Copy, exactly as written, the lines that begin at the one containing "Write the Apache ECharts code for this chart." and end at the one containing "10000, interval: 2000". Skip any pictures in the data below.

Data extract:
----------------

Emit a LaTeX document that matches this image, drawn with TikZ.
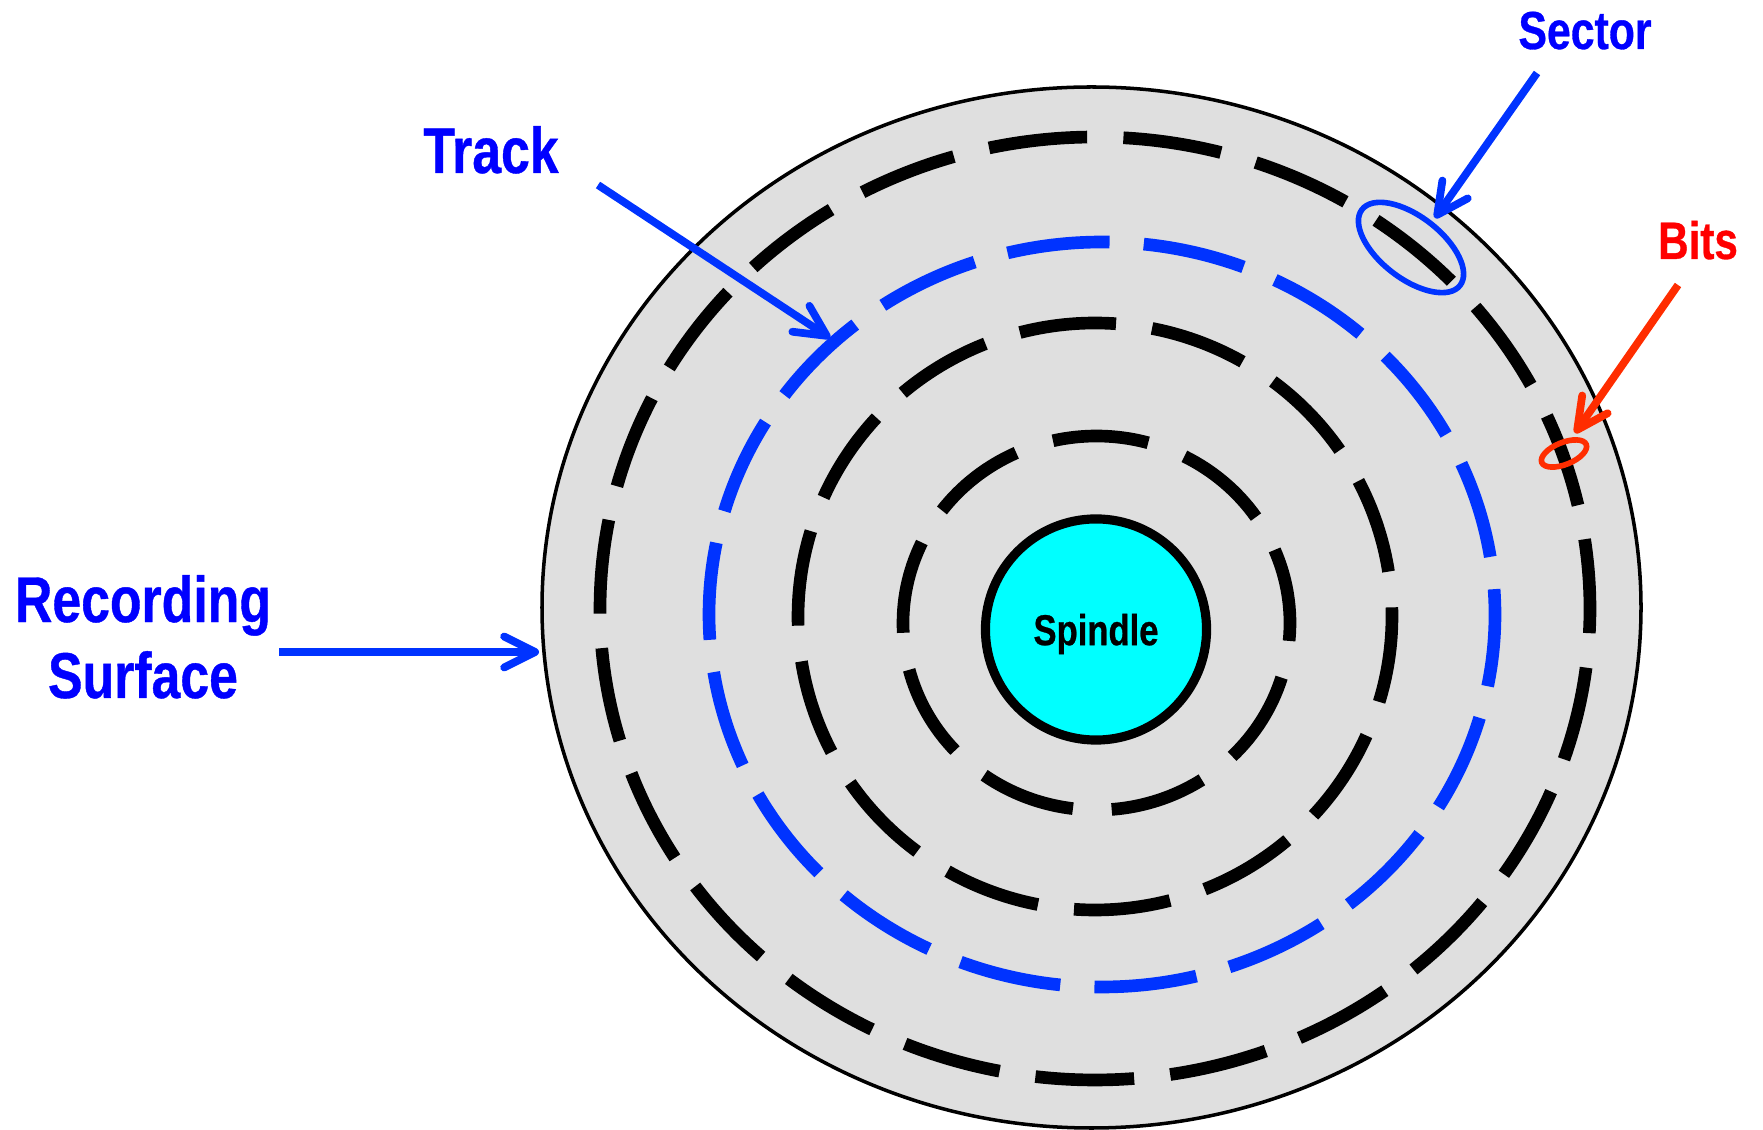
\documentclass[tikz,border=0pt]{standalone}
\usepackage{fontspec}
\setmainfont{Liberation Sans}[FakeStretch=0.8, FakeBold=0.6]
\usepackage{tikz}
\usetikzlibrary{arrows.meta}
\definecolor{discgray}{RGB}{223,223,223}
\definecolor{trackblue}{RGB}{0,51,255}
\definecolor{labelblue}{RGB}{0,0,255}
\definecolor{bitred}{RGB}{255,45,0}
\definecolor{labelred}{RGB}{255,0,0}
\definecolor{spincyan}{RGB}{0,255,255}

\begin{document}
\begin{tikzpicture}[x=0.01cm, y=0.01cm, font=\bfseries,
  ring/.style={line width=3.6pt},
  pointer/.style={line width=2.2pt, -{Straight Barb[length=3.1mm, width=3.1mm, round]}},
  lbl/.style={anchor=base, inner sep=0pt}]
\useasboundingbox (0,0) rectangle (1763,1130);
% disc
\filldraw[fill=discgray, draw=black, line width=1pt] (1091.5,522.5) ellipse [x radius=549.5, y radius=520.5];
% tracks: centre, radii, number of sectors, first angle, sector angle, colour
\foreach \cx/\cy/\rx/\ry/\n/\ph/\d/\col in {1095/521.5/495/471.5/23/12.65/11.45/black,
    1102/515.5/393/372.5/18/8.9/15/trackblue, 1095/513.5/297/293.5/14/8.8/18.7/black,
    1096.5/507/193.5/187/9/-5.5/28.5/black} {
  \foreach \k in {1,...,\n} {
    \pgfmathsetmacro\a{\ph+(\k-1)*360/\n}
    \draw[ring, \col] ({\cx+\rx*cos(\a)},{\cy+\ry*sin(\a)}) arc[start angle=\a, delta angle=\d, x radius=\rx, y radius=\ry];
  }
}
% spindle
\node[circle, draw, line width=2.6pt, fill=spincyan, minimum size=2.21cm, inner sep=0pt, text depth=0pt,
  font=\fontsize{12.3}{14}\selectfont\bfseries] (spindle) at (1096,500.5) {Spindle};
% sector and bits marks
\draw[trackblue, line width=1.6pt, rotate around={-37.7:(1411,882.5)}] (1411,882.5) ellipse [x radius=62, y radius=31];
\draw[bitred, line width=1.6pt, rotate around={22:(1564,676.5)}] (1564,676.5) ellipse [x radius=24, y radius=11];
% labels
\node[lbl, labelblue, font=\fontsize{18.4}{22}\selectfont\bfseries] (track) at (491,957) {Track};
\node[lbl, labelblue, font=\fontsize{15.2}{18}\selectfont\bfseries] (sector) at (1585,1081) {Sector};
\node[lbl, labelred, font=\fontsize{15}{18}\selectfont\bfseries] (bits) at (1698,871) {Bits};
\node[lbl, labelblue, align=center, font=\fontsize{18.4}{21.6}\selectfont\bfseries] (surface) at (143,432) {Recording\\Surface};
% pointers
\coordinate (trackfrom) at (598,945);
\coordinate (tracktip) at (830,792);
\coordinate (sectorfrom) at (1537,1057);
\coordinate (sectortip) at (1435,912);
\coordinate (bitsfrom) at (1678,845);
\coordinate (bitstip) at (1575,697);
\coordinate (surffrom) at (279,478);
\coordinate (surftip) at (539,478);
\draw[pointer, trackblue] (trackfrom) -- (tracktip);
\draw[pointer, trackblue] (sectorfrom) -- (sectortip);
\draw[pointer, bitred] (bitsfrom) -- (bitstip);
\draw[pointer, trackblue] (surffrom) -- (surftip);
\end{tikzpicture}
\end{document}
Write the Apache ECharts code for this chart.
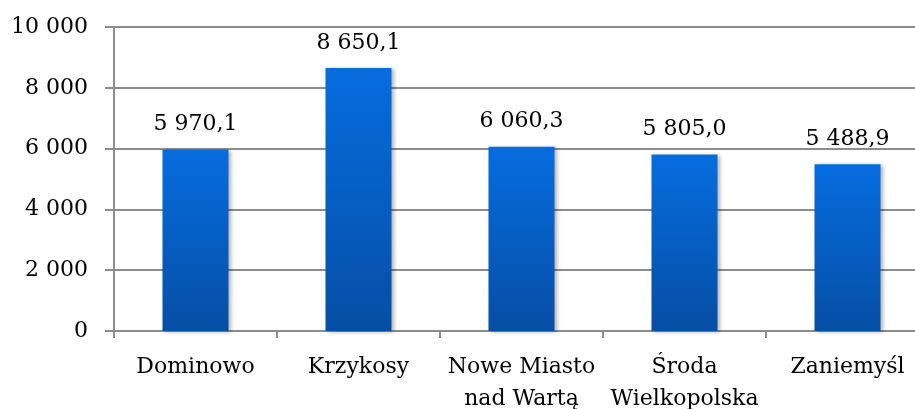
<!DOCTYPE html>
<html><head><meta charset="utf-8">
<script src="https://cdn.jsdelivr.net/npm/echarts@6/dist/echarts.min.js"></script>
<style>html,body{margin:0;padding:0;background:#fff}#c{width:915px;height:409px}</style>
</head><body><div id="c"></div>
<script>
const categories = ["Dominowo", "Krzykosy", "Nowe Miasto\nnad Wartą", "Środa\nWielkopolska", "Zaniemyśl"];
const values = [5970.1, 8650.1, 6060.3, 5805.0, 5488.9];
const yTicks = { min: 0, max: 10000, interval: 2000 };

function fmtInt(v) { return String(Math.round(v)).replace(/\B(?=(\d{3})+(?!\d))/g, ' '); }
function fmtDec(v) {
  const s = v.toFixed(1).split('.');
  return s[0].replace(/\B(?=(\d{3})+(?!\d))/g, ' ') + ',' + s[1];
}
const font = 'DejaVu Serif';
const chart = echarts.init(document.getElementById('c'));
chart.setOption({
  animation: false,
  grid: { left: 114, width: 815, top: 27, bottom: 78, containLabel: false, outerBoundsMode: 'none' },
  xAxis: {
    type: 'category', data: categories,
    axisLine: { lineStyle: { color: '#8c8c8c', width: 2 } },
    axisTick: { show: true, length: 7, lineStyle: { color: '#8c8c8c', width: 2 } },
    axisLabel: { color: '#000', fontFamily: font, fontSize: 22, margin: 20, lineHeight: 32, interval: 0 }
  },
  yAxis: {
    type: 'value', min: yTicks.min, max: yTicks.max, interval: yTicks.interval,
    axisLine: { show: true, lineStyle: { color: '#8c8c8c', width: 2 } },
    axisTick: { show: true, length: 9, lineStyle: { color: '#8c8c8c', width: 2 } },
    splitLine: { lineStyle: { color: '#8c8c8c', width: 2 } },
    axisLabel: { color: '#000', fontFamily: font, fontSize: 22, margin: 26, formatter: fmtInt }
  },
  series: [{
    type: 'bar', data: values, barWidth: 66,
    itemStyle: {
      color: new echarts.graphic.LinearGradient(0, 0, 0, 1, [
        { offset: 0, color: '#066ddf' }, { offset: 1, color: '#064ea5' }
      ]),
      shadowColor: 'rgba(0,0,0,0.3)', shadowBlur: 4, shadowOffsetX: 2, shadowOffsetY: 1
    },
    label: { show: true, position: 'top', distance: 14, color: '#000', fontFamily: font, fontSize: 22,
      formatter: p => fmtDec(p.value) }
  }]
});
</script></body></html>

----------------

Written reply:
Write the Apache ECharts code for this chart.
<!DOCTYPE html>
<html><head><meta charset="utf-8">
<script src="https://cdn.jsdelivr.net/npm/echarts@6/dist/echarts.min.js"></script>
<style>html,body{margin:0;padding:0;background:#fff}#c{width:915px;height:409px}</style>
</head><body><div id="c"></div>
<script>
const categories = ["Dominowo", "Krzykosy", "Nowe Miasto\nnad Wartą", "Środa\nWielkopolska", "Zaniemyśl"];
const values = [5970.1, 8650.1, 6060.3, 5805.0, 5488.9];
const yTicks = { min: 0, max: 10000, interval: 2000 };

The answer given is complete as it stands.